Copy out the listing that follows, exactly, without its pictures.

==== Stored data ====

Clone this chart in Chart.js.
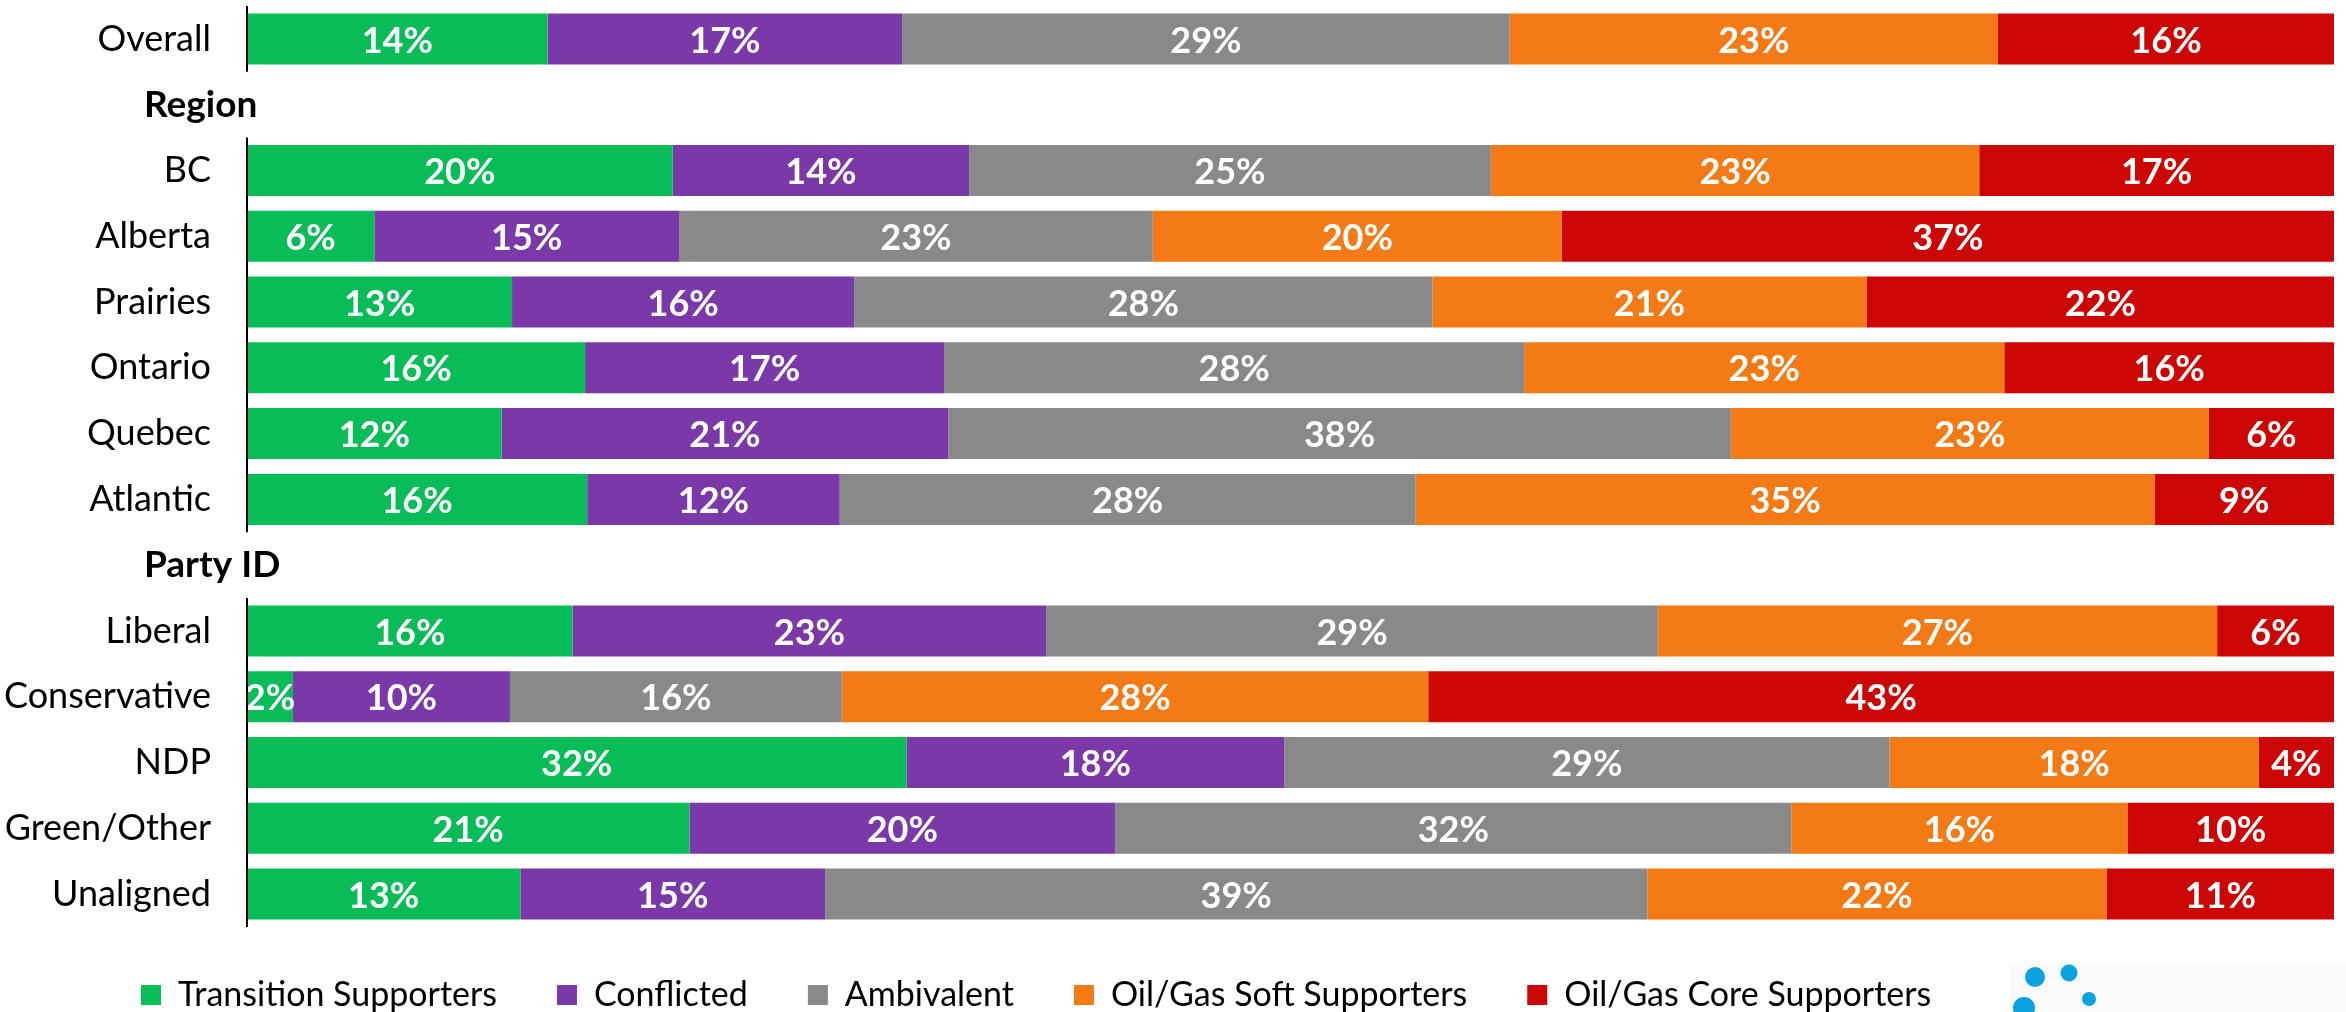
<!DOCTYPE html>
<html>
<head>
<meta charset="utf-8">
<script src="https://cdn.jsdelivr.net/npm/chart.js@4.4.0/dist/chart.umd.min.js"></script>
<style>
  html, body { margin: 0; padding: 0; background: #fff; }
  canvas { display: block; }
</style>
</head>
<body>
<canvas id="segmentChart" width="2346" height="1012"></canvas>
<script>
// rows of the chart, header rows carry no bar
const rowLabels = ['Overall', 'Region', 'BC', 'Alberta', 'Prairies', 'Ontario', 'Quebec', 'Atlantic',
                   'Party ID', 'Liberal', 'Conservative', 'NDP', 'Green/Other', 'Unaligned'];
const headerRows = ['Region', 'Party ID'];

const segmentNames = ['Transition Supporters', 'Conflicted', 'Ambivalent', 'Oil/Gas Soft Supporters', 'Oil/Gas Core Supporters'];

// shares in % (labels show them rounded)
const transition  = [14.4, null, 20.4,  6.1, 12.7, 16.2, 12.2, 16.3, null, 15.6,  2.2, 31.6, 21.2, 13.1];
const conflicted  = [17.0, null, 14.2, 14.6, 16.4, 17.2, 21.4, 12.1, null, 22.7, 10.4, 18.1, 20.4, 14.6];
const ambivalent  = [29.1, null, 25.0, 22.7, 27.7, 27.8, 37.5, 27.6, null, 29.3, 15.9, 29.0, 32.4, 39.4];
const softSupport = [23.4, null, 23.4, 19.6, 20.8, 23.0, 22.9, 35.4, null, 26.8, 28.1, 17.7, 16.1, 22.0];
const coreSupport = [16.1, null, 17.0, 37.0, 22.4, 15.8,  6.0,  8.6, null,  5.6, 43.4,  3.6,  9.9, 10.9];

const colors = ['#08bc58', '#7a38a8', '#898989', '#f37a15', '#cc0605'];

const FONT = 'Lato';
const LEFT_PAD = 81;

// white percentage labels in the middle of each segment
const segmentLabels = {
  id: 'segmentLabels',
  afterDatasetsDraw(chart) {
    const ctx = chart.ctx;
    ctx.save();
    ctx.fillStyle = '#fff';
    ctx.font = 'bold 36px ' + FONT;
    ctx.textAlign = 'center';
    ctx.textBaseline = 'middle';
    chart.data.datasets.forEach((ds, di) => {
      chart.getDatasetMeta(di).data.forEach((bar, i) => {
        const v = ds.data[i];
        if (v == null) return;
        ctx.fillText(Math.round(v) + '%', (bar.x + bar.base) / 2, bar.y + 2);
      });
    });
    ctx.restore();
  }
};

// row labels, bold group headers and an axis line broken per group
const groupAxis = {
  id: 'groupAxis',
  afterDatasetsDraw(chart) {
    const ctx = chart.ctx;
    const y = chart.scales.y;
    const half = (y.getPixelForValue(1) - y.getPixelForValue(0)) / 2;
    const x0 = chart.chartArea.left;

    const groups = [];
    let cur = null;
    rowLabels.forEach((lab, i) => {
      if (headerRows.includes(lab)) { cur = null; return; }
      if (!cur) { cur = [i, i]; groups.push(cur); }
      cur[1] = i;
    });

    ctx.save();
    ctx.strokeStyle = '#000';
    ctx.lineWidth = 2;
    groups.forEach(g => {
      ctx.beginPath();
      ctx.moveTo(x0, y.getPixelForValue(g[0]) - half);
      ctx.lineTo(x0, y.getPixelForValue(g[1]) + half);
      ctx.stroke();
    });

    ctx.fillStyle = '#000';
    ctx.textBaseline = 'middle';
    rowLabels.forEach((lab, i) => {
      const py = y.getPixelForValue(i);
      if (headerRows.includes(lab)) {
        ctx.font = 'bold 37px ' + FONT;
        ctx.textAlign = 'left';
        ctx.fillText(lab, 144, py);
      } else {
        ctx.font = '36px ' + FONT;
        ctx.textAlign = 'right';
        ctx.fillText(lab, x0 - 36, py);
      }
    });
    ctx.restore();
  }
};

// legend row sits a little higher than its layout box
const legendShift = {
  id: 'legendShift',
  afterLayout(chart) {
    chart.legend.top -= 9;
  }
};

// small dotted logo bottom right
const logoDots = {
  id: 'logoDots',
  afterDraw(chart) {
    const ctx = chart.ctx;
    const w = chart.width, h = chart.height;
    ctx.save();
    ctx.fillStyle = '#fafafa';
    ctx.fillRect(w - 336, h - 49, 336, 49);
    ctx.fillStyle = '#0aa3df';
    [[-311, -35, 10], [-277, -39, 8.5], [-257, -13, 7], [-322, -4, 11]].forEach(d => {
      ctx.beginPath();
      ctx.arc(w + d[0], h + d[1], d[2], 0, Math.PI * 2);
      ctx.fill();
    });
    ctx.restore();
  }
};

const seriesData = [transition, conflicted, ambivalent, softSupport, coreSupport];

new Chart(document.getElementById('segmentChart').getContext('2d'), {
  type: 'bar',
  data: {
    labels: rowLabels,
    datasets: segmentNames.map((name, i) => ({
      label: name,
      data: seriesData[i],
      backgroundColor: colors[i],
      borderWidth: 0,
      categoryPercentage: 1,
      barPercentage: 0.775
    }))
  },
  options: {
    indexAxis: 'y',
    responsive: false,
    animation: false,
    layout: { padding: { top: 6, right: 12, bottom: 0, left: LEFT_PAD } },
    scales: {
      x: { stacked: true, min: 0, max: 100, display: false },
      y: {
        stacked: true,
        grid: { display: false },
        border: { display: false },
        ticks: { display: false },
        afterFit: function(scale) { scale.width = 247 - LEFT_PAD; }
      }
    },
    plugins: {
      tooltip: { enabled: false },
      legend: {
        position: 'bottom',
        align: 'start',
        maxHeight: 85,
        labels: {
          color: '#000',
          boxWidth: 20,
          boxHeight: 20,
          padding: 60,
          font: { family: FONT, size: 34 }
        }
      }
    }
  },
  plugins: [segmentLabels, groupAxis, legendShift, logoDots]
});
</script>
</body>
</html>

====

=== Output of the task ===
Clone this chart in Chart.js.
<!DOCTYPE html>
<html>
<head>
<meta charset="utf-8">
<script src="https://cdn.jsdelivr.net/npm/chart.js@4.4.0/dist/chart.umd.min.js"></script>
<style>
  html, body { margin: 0; padding: 0; background: #fff; }
  canvas { display: block; }
</style>
</head>
<body>
<canvas id="segmentChart" width="2346" height="1012"></canvas>
<script>
// rows of the chart, header rows carry no bar
const rowLabels = ['Overall', 'Region', 'BC', 'Alberta', 'Prairies', 'Ontario', 'Quebec', 'Atlantic',
                   'Party ID', 'Liberal', 'Conservative', 'NDP', 'Green/Other', 'Unaligned'];
const headerRows = ['Region', 'Party ID'];

const segmentNames = ['Transition Supporters', 'Conflicted', 'Ambivalent', 'Oil/Gas Soft Supporters', 'Oil/Gas Core Supporters'];

// shares in % (labels show them rounded)
const transition  = [14.4, null, 20.4,  6.1, 12.7, 16.2, 12.2, 16.3, null, 15.6,  2.2, 31.6, 21.2, 13.1];
const conflicted  = [17.0, null, 14.2, 14.6, 16.4, 17.2, 21.4, 12.1, null, 22.7, 10.4, 18.1, 20.4, 14.6];
const ambivalent  = [29.1, null, 25.0, 22.7, 27.7, 27.8, 37.5, 27.6, null, 29.3, 15.9, 29.0, 32.4, 39.4];
const softSupport = [23.4, null, 23.4, 19.6, 20.8, 23.0, 22.9, 35.4, null, 26.8, 28.1, 17.7, 16.1, 22.0];
const coreSupport = [16.1, null, 17.0, 37.0, 22.4, 15.8,  6.0,  8.6, null,  5.6, 43.4,  3.6,  9.9, 10.9];

const colors = ['#08bc58', '#7a38a8', '#898989', '#f37a15', '#cc0605'];

const FONT = 'Lato';
const LEFT_PAD = 81;

// white percentage labels in the middle of each segment
const segmentLabels = {
  id: 'segmentLabels',
  afterDatasetsDraw(chart) {
    const ctx = chart.ctx;
    ctx.save();
    ctx.fillStyle = '#fff';
    ctx.font = 'bold 36px ' + FONT;
    ctx.textAlign = 'center';
    ctx.textBaseline = 'middle';
    chart.data.datasets.forEach((ds, di) => {
      chart.getDatasetMeta(di).data.forEach((bar, i) => {
        const v = ds.data[i];
        if (v == null) return;
        ctx.fillText(Math.round(v) + '%', (bar.x + bar.base) / 2, bar.y + 2);
      });
    });
    ctx.restore();
  }
};

// row labels, bold group headers and an axis line broken per group
const groupAxis = {
  id: 'groupAxis',
  afterDatasetsDraw(chart) {
    const ctx = chart.ctx;
    const y = chart.scales.y;
    const half = (y.getPixelForValue(1) - y.getPixelForValue(0)) / 2;
    const x0 = chart.chartArea.left;

    const groups = [];
    let cur = null;
    rowLabels.forEach((lab, i) => {
      if (headerRows.includes(lab)) { cur = null; return; }
      if (!cur) { cur = [i, i]; groups.push(cur); }
      cur[1] = i;
    });

    ctx.save();
    ctx.strokeStyle = '#000';
    ctx.lineWidth = 2;
    groups.forEach(g => {
      ctx.beginPath();
      ctx.moveTo(x0, y.getPixelForValue(g[0]) - half);
      ctx.lineTo(x0, y.getPixelForValue(g[1]) + half);
      ctx.stroke();
    });

    ctx.fillStyle = '#000';
    ctx.textBaseline = 'middle';
    rowLabels.forEach((lab, i) => {
      const py = y.getPixelForValue(i);
      if (headerRows.includes(lab)) {
        ctx.font = 'bold 37px ' + FONT;
        ctx.textAlign = 'left';
        ctx.fillText(lab, 144, py);
      } else {
        ctx.font = '36px ' + FONT;
        ctx.textAlign = 'right';
        ctx.fillText(lab, x0 - 36, py);
      }
    });
    ctx.restore();
  }
};

// legend row sits a little higher than its layout box
const legendShift = {
  id: 'legendShift',
  afterLayout(chart) {
    chart.legend.top -= 9;
  }
};

// small dotted logo bottom right
const logoDots = {
  id: 'logoDots',
  afterDraw(chart) {
    const ctx = chart.ctx;
    const w = chart.width, h = chart.height;
    ctx.save();
    ctx.fillStyle = '#fafafa';
    ctx.fillRect(w - 336, h - 49, 336, 49);
    ctx.fillStyle = '#0aa3df';
    [[-311, -35, 10], [-277, -39, 8.5], [-257, -13, 7], [-322, -4, 11]].forEach(d => {
      ctx.beginPath();
      ctx.arc(w + d[0], h + d[1], d[2], 0, Math.PI * 2);
      ctx.fill();
    });
    ctx.restore();
  }
};

const seriesData = [transition, conflicted, ambivalent, softSupport, coreSupport];

new Chart(document.getElementById('segmentChart').getContext('2d'), {
  type: 'bar',
  data: {
    labels: rowLabels,
    datasets: segmentNames.map((name, i) => ({
      label: name,
      data: seriesData[i],
      backgroundColor: colors[i],
      borderWidth: 0,
      categoryPercentage: 1,
      barPercentage: 0.775
    }))
  },
  options: {
    indexAxis: 'y',
    responsive: false,
    animation: false,
    layout: { padding: { top: 6, right: 12, bottom: 0, left: LEFT_PAD } },
    scales: {
      x: { stacked: true, min: 0, max: 100, display: false },
      y: {
        stacked: true,
        grid: { display: false },
        border: { display: false },
        ticks: { display: false },
        afterFit: function(scale) { scale.width = 247 - LEFT_PAD; }
      }
    },
    plugins: {
      tooltip: { enabled: false },
      legend: {
        position: 'bottom',
        align: 'start',
        maxHeight: 85,
        labels: {
          color: '#000',
          boxWidth: 20,
          boxHeight: 20,
          padding: 60,
          font: { family: FONT, size: 34 }
        }
      }
    }
  },
  plugins: [segmentLabels, groupAxis, legendShift, logoDots]
});
</script>
</body>
</html>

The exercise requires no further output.